Two men and a truckload of gratitude

If Big Guy A and Big Guy B had arrived on our doorstep—unannounced—under other circumstances, I might have been tempted to hit the panic button. As it was, I welcomed them with relief. And wondered whether, given that Hebrews 13:2 suggests that angels don’t always wear halos and white gowns, they might sport tattoos as our callers did?

Actually, I don’t believe the sentimental notion (and Hollywood staple) that good-hearted humans become angels in the afterlife holds any biblical water. But if ever God initiates some kind of angel conversion process, these two men would be prime candidates.

They arrived within 30 minutes of our panicked call: the original movers we had booked had messed up the reservation and were not coming. It was mid-afternoon, Friday, and we had three hours to be out of the house. A and B had been on their way back to the depot at the end of a busy week when their boss diverted them to help us.

They calmly assured us they could get everything done in time. They didn’t blink when we told them we were going from a one-level home to a three-story townhouse. And then they got down to business, picking up big pieces of furniture like they were nothing and loading their van in the blazing Florida sun.

They pointed out every nick and notch before moving something, so we’d know it wasn’t the result of their carelessness. Then they eased each piece through doorways and hallways with gentle precision. When they’d finished unloading at the other end, they helped us empty another truck filled with boxes that we had loaded the day before.

They smiled, they cracked jokes, and said thanks for the sodas and pizza. They never once complained. Along the way we learned that A had two small boys with autism, while B was a relative newcomer to Florida trying to make a fresh start. They were doing a tough job to make the best of their tough circumstances.

All of which made me feel like a sand-in-my-face weakling as I huffed and puffed around them with my much smaller boxes. And like a prize ingrate as I stressed about the hassle of the move and the personal challenges I was dealing with—by comparison, minor concerns.
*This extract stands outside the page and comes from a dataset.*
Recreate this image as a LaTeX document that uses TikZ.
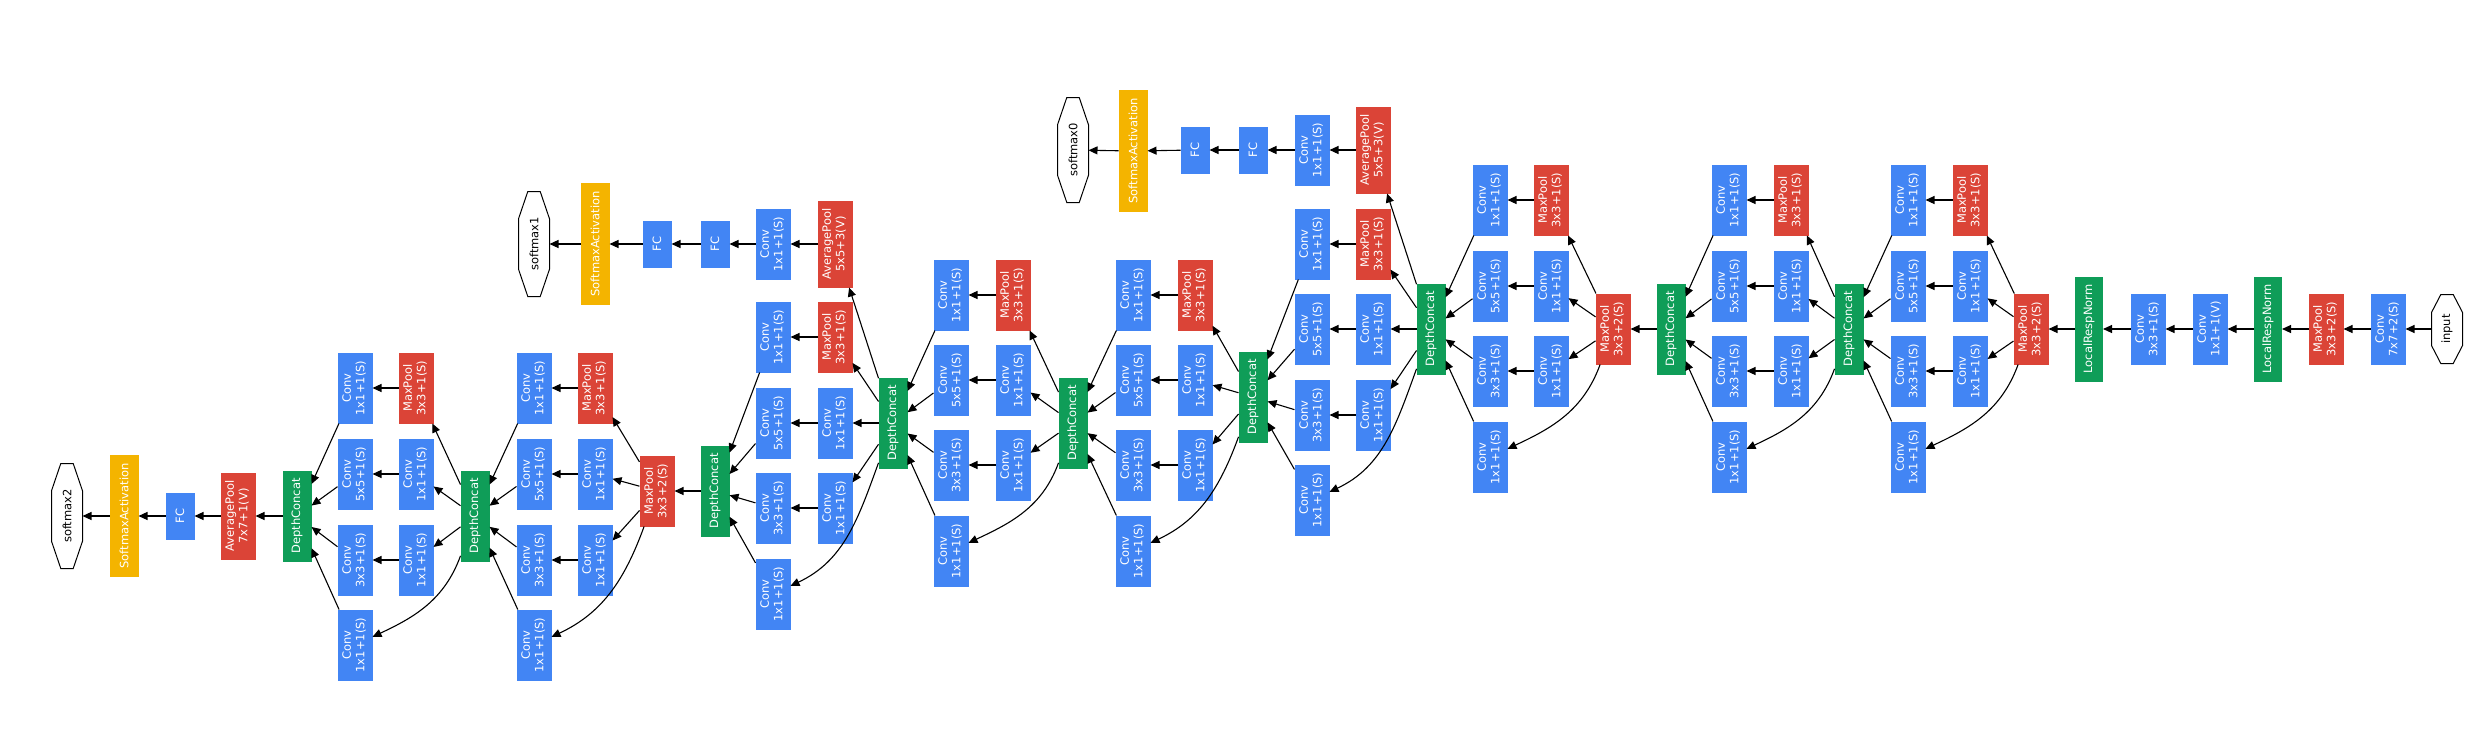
\documentclass[tikz,border=0pt]{standalone}
\usepackage{fontspec}
\setmainfont{DejaVu Sans}
\usepackage{graphicx}
\usetikzlibrary{arrows.meta,calc}
\definecolor{gblue}{HTML}{4285F4}
\definecolor{gred}{HTML}{DB4437}
\definecolor{ggreen}{HTML}{0F9D58}
\definecolor{gyellow}{HTML}{F4B400}
\newcommand\twoline[2]{\rotatebox{90}{\begin{tabular}{@{}c@{}}#1\\#2\end{tabular}}}
\newcommand\oneline[1]{\rotatebox{90}{#1}}
\tikzset{
 every node/.style={font=\fontsize{11.5}{13.5}\selectfont},
 blk/.style={rectangle, inner sep=0pt, outer sep=0pt, text=white},
 convbox/.style={blk, fill=gblue, minimum width=35pt, minimum height=71pt},
 poolbox/.style={blk, fill=gred, minimum width=35pt, minimum height=71pt},
 avgbox/.style={blk, fill=gred, minimum width=35pt, minimum height=87pt},
 catbox/.style={blk, fill=ggreen, minimum width=29pt, minimum height=91pt},
 lrnbox/.style={blk, fill=ggreen, minimum width=28pt, minimum height=105pt},
 fcbox/.style={blk, fill=gblue, minimum width=29pt, minimum height=47pt},
 smbox/.style={blk, fill=gyellow, minimum width=29pt, minimum height=122pt},
 octbox/.style={rectangle, inner sep=0pt, outer sep=0pt, text=black, minimum width=31pt, minimum height=105pt},
 arr/.style={draw=black, line width=1.1pt, -{Triangle[length=9pt,width=8pt]}},
 octline/.style={draw=black, line width=1pt},
}
\newcommand\drawoct[1]{\draw[octline] ($(#1.north west)!0.3!(#1.north east)$) -- ($(#1.north west)!0.7!(#1.north east)$) -- ($(#1.north east)!0.26!(#1.south east)$) -- ($(#1.north east)!0.74!(#1.south east)$) -- ($(#1.south west)!0.7!(#1.south east)$) -- ($(#1.south west)!0.3!(#1.south east)$) -- ($(#1.north west)!0.74!(#1.south west)$) -- ($(#1.north west)!0.26!(#1.south west)$) -- cycle;}
\newcommand\mkincep[8]{%
  \node[poolbox] (#1mp) at (#3,#5) {\twoline{MaxPool}{3x3+1(S)}};
  \node[convbox] (#1p) at (#3,#6) {\twoline{Conv}{1x1+1(S)}};
  \node[convbox] (#1q) at (#3,#7) {\twoline{Conv}{1x1+1(S)}};
  \node[convbox] (#1a) at (#4,#5) {\twoline{Conv}{1x1+1(S)}};
  \node[convbox] (#1b) at (#4,#6) {\twoline{Conv}{5x5+1(S)}};
  \node[convbox] (#1c) at (#4,#7) {\twoline{Conv}{3x3+1(S)}};
  \node[convbox] (#1d) at (#4,#8) {\twoline{Conv}{1x1+1(S)}};
  \draw[arr] (#2) -- (#1mp);
  \draw[arr] (#2) -- (#1p);
  \draw[arr] (#2) -- (#1q);
  \draw[arr] (#2) to[out=-110,in=25] (#1d);
  \draw[arr] (#1mp) -- (#1a);
  \draw[arr] (#1p) -- (#1b);
  \draw[arr] (#1q) -- (#1c);
}
\newcommand\mkcat[4]{%
  \node[catbox] (#2) at (#3,#4) {\oneline{DepthConcat}};
  \draw[arr] (#1a) -- (#2);
  \draw[arr] (#1b) -- (#2);
  \draw[arr] (#1c) -- (#2);
  \draw[arr] (#1d) -- (#2);
}
\begin{document}
\begin{tikzpicture}[x=1pt,y=-1pt]
\useasboundingbox (0,0) rectangle (2486,736);
% stem
\node[octbox, minimum height=69pt] (input) at (2447,329) {\oneline{input}};
\drawoct{input}
\node[convbox] (c1) at (2388,329) {\twoline{Conv}{7x7+2(S)}};
\node[poolbox] (p1) at (2326,329) {\twoline{MaxPool}{3x3+2(S)}};
\node[lrnbox] (n1) at (2268,329) {\oneline{LocalRespNorm}};
\node[convbox] (c2) at (2210,329) {\twoline{Conv}{1x1+1(V)}};
\node[convbox] (c3) at (2148,329) {\twoline{Conv}{3x3+1(S)}};
\node[lrnbox] (n2) at (2089,329) {\oneline{LocalRespNorm}};
\node[poolbox] (p2) at (2031,329) {\twoline{MaxPool}{3x3+2(S)}};
\draw[arr] (input) -- (c1);
\draw[arr] (c1) -- (p1);
\draw[arr] (p1) -- (n1);
\draw[arr] (n1) -- (c2);
\draw[arr] (c2) -- (c3);
\draw[arr] (c3) -- (n2);
\draw[arr] (n2) -- (p2);
% 3a, 3b
\mkincep{ia}{p2}{1970}{1908}{200}{286}{371}{457}
\mkcat{ia}{ca}{1849}{329}
\mkincep{ib}{ca}{1791}{1729}{200}{286}{371}{457}
\mkcat{ib}{cb}{1671}{329}
\node[poolbox] (p3) at (1613,329) {\twoline{MaxPool}{3x3+2(S)}};
\draw[arr] (cb) -- (p3);
% 4a
\mkincep{ic}{p3}{1551}{1490}{200}{286}{371}{457}
\mkcat{ic}{cc}{1431}{329}
% aux 0
\node[avgbox] (a0) at (1373,150) {\twoline{AveragePool}{5x5+3(V)}};
\node[convbox] (a0c) at (1312,150) {\twoline{Conv}{1x1+1(S)}};
\node[fcbox] (a0f1) at (1253,150) {\oneline{FC}};
\node[fcbox] (a0f2) at (1195,150) {\oneline{FC}};
\node[smbox] (a0s) at (1133,151) {\oneline{SoftmaxActivation}};
\node[octbox] (sm0) at (1073,150) {\oneline{softmax0}};
\drawoct{sm0}
\draw[arr] (cc) -- (a0);
\draw[arr] (a0) -- (a0c);
\draw[arr] (a0c) -- (a0f1);
\draw[arr] (a0f1) -- (a0f2);
\draw[arr] (a0f2) -- (a0s);
\draw[arr] (a0s) -- (sm0);
% 4b, 4c, 4d
\mkincep{id}{cc}{1373}{1312}{244}{329}{415}{500}
\mkcat{id}{cd}{1253}{397}
\mkincep{ie}{cd}{1195}{1133}{295}{380}{465}{551}
\mkcat{ie}{ce}{1073}{423}
\mkincep{if}{ce}{1013}{951}{295}{380}{465}{551}
\mkcat{if}{cf}{893}{423}
% aux 1
\node[avgbox] (a1) at (835,244) {\twoline{AveragePool}{5x5+3(V)}};
\node[convbox] (a1c) at (773,244) {\twoline{Conv}{1x1+1(S)}};
\node[fcbox] (a1f1) at (715,244) {\oneline{FC}};
\node[fcbox] (a1f2) at (657,244) {\oneline{FC}};
\node[smbox] (a1s) at (595,244) {\oneline{SoftmaxActivation}};
\node[octbox] (sm1) at (534,244) {\oneline{softmax1}};
\drawoct{sm1}
\draw[arr] (cf) -- (a1);
\draw[arr] (a1) -- (a1c);
\draw[arr] (a1c) -- (a1f1);
\draw[arr] (a1f1) -- (a1f2);
\draw[arr] (a1f2) -- (a1s);
\draw[arr] (a1s) -- (sm1);
% 4e
\mkincep{ig}{cf}{835}{773}{337}{423}{508}{594}
\mkcat{ig}{cg}{715}{491}
\node[poolbox] (p4) at (657,491) {\twoline{MaxPool}{3x3+2(S)}};
\draw[arr] (cg) -- (p4);
% 5a, 5b
\mkincep{ih}{p4}{595}{534}{388}{474}{560}{645}
\mkcat{ih}{ch}{475}{516}
\mkincep{ii}{ch}{416}{355}{388}{474}{560}{645}
\mkcat{ii}{ci}{297}{516}
% head
\node[avgbox] (a2) at (238,516) {\twoline{AveragePool}{7x7+1(V)}};
\node[fcbox] (f2) at (180,516) {\oneline{FC}};
\node[smbox] (s2) at (124,516) {\oneline{SoftmaxActivation}};
\node[octbox] (sm2) at (67,516) {\oneline{softmax2}};
\drawoct{sm2}
\draw[arr] (ci) -- (a2);
\draw[arr] (a2) -- (f2);
\draw[arr] (f2) -- (s2);
\draw[arr] (s2) -- (sm2);
\end{tikzpicture}
\end{document}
From my reading of the Bible, I’m confident that angels exist, and that sometimes we encounter them without realizing it. I also have a suspicion that their earthly activity was greater in the ‘80s, because it would have been easier for them to hide their wings under those boxy jackets with the big shoulders. A bit Miami Vice, though I guess it would really be Miami Virtue.

Be that as it may, if we can miss the unmarred goodness of heavenly beings who have never put a foot wrong, as per that Hebrews verse, how much easier is it to fail to see the positives in those who share our fallen humanity?

A and B reminded me that sometimes it’s only in our need that our eyes are really opened to what’s most true about someone else. Self-sufficiency can cloud our vision.